The Ya is lucky. If you hit your target with your arrow you have good aim and good luck. So, the locals consider it good luck and hope that it will bring them and their business good luck in the coming year. The kombu is for longevity. Everything eaten on New Year has a meaning related to luck, good fortune or long life. As Mama explained things to me, I began to realise the strength of feeling that Japanese have about New Year (or at least my very traditional host family). “This is bigger than Christmas back home,” I thought.

On New Year’s Day, we got up late and ate ozoni、お雑煮、 (soup made with white miso containing mochi which is slightly different in every prefecture) as well as a traditional osechi (御節利用理 of kombu, preserved meat, sashimi freshly prepared by the 81 year old Obaachan in the morning and various other salty things that used to be eaten for 3 days running. But even in my super traditional family they don’t do that now. As I was eating, Otoshidamaお年玉 (new year’s money in a pretty envelope) was pushed into my hand, I told them off about it. My host family told me off for telling them off and that it was just a little bit to experience being a real Japanese kid at new year. We stayed home drinking tea and relaxing the rest of the day until Ojichan (uncle), Obachan and Lisa’s cousins came when we ate some more and watched a show about differences between prefectures at New Year in Japan.
In Toyama, there’s a special picture of the god of scholars, Tenjinsama (天神様, てんじんさま) who’s name is Sugawara no michizane (菅原道真, すがわらのみちざね) that gets put in the Tokonoma(床の間) of every family in which the first born has been a son and if Grandfather, Father and son are all the first born 3 go up and wouldn’t you know it in 2007 Toyama did the best in Japanese Tests of any other prefecture and a student from Shikino Junior High in Takaoka placed 3rd in the National Kuni-go (Japanese) speech contest in 2008. There must be something in the tokonoma.



On the second we drove to Kyoto-fu to see Mama’s mother. Rather uneventful, more family time. But really special! She was in her 80’s, too. Japanese people live for a long time!!!!

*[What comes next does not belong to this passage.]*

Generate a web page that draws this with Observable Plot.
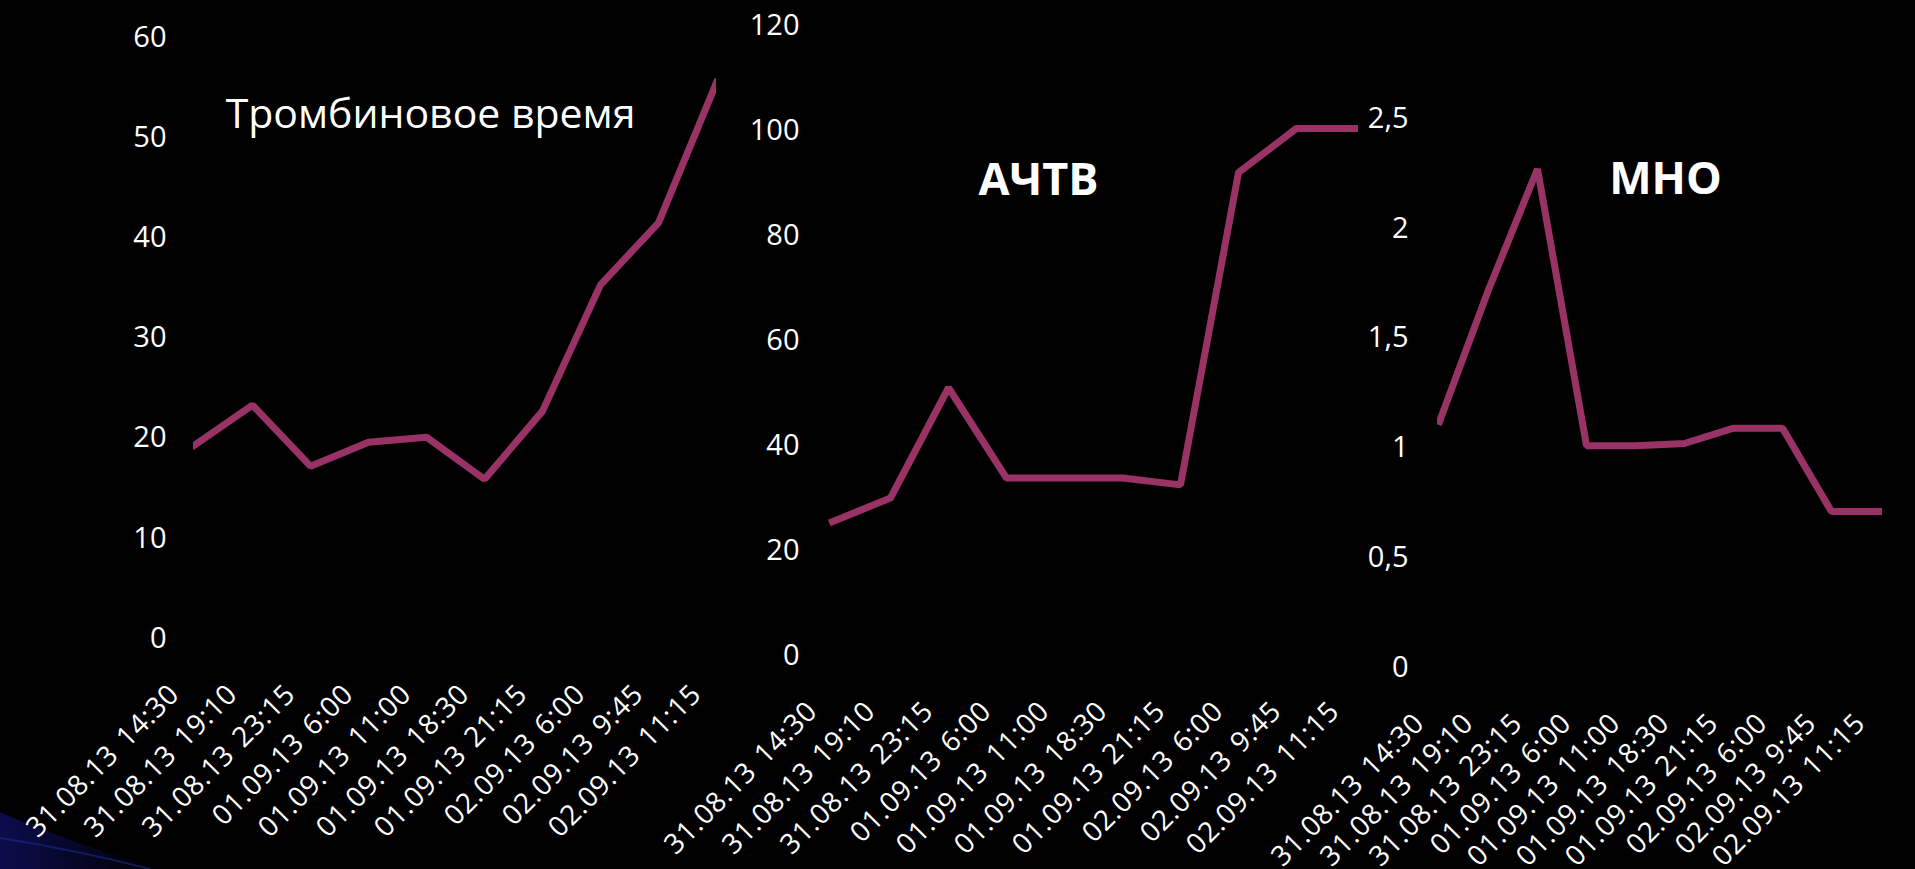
<!DOCTYPE html>
<html>
<head>
<meta charset="utf-8">
<script src="https://cdn.jsdelivr.net/npm/d3@7"></script>
<script src="https://cdn.jsdelivr.net/npm/@observablehq/plot@0.6"></script>
<style>
  html, body { margin: 0; padding: 0; background: #000; }
  #slide { position: relative; width: 1915px; height: 869px; overflow: hidden; background: #000; font-family: "Open Sans", sans-serif; }
  #slide .panel { position: absolute; top: 0; }
  #slide .panel g[aria-label="x-axis tick label"] text { letter-spacing: 0.7px; word-spacing: 3px; }
  #swoosh { position: absolute; left: 0; top: 0; }
</style>
</head>
<body>
<div id="slide">
  <svg id="swoosh" width="1915" height="869">
    <defs>
      <linearGradient id="sw" x1="0" y1="0" x2="1" y2="0">
        <stop offset="0" stop-color="#0d0d55" stop-opacity="0.9"/>
        <stop offset="1" stop-color="#0d0d55" stop-opacity="0"/>
      </linearGradient>
    </defs>
    <path d="M0,812 C40,830 95,850 160,869 L0,869 Z" fill="url(#sw)"/>
    <path d="M0,838 C50,846 100,856 150,869" fill="none" stroke="#1a2a8a" stroke-opacity="0.6" stroke-width="2"/>
  </svg>
</div>
<script>
// Sampling times (shared by all three panels)
const times = [
  "31.08.13 14:30", "31.08.13 19:10", "31.08.13 23:15", "01.09.13 6:00", "01.09.13 11:00",
  "01.09.13 18:30", "01.09.13 21:15", "02.09.13 6:00", "02.09.13 9:45", "02.09.13 11:15"
];

// Thrombin time, s
const thrombinTime = [19.3, 23.3, 17.2, 19.6, 20.1, 15.9, 22.7, 35.3, 41.5, 55.5];
// APTT, s
const aptt = [25.5, 30.0, 51.0, 33.8, 33.8, 33.8, 32.5, 92.0, 100.4, 100.4];
// INR
const inr = [1.12, 1.72, 2.27, 1.01, 1.01, 1.02, 1.09, 1.09, 0.71, 0.71];

const ticksThrombin = [0, 10, 20, 30, 40, 50, 60];
const ticksAptt = [0, 20, 40, 60, 80, 100, 120];
const ticksInr = [0, 0.5, 1, 1.5, 2, 2.5];

const titles = ["Тромбиновое время", "АЧТВ", "МНО"];

const lineColor = "#993366";
const commaFormat = d => String(d).replace(".", ",");

// Layout of the three side-by-side panels
const panels = [
  {
    values: thrombinTime, ticks: ticksThrombin, title: titles[0], bold: false, titleSize: 41,
    left: 0, width: 760, marginLeft: 193, marginRight: 44, marginTop: 37, marginBottom: 231,
    titleCx: 430, titleBase: 127, yPad: 27
  },
  {
    values: aptt, ticks: ticksAptt, title: titles[1], bold: true, titleSize: 45,
    left: 620, width: 780, marginLeft: 208, marginRight: 42, marginTop: 25, marginBottom: 214,
    titleCx: 1038, titleBase: 194, yPad: 29
  },
  {
    values: inr, ticks: ticksInr, title: titles[2], bold: true, titleSize: 45,
    left: 1240, width: 675, marginLeft: 197, marginRight: 33, marginTop: 118, marginBottom: 202,
    titleCx: 1665, titleBase: 193, yPad: 29
  }
];

const slide = document.getElementById("slide");

for (const p of panels) {
  const rows = times.map((t, i) => ({t, v: p.values[i]}));
  const frameLeft = p.left + p.marginLeft;
  const chart = Plot.plot({
    width: p.width,
    height: 869,
    marginLeft: p.marginLeft,
    marginRight: p.marginRight,
    marginTop: p.marginTop,
    marginBottom: p.marginBottom,
    style: {background: "transparent", color: "white", fontFamily: "'Open Sans', sans-serif", overflow: "visible"},
    x: {type: "point", domain: times, padding: 0},
    y: {domain: [0, p.ticks[p.ticks.length - 1]]},
    marks: [
      Plot.axisY(p.ticks, {
        tickSize: 0, tickPadding: p.yPad, fontSize: 29, fill: "white",
        tickFormat: commaFormat, label: null
      }),
      Plot.axisX({
        tickRotate: -45, tickSize: 0, tickPadding: 51, dx: -20,
        textAnchor: "end", lineAnchor: "middle", fontSize: 28, fill: "white", label: null
      }),
      Plot.line(rows, {
        x: "t", y: "v", stroke: lineColor, strokeWidth: 7,
        strokeLinecap: "square", strokeLinejoin: "miter", clip: true
      }),
      Plot.text([p.title], {
        frameAnchor: "top-left",
        dx: p.titleCx - frameLeft,
        dy: p.titleBase - 0.32 * p.titleSize - p.marginTop,
        textAnchor: "middle", lineAnchor: "middle",
        fontSize: p.titleSize, fontWeight: p.bold ? "bold" : "normal", fill: "white"
      })
    ]
  });
  chart.classList.add("panel");
  chart.style.left = p.left + "px";
  slide.appendChild(chart);
}
</script>
</body>
</html>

Now here comes the rant! On the third, because I love Lush and we don’t have Lush in Toyama, we went to the biggest mall in Kansai, Aeon Aruru. Aruru is 3 storeys high, and twice the length (approximately) of Takaoka’s Aeon. It was packed with people spending their Otoshidama, which of course I was doing too but it bugged me. As the floor vibrated below my feet on the third floor I wondered if these people even knew that there’s a financial crisis going on. I was just at that mall for the one shop, and unintentionally others, but these people were there for the big sales and they had come from all over Kansai, from Wakayama even, I couldn’t believe it. Finding a parking spot was hard even at 11:00am.
Lisa told me that this is the sad side of Japan, people stop visiting their extended family and just spend spend spend. They want the shops open longer and don’t even spend New Year’s Day with the grandparents. They don’t care about the tradition and are only out for themselves. I couldn’t believe that I was in one building containing almost a whole city worth of shopping. Mama said she’s annoyed because people in the outside world are beginning to think that Japanese culture is a consumer culture and that’s not what they’re about at all. She said even Japanese are forgetting what Japan is about. It was important for me to see the scale of it at Aruru to understand what she had been talking about in the previous 3 days.

If you’re in Japan for New Year 2009/2010, try to experience Oshoogatsu traditional style. It’s really special and is the ‘real’ Japan in my view. Maybe I am lucky to have stumbled into a traditional family, but I’m sure you can find it here in Toyama. You don’t need to go to the ancient capital of Japan to find the history and the culture, it’s right here on our doorstep, the kombu I ate at my host family’s house was from Himi and I was eating it in Nara!

Oshogatsu is a really special time to the Japanese and I really appreciate what I experienced and what I learned while on vacation. Afterall, that’s what I came here for, to share a bit of me and to learn a LOT about Japan.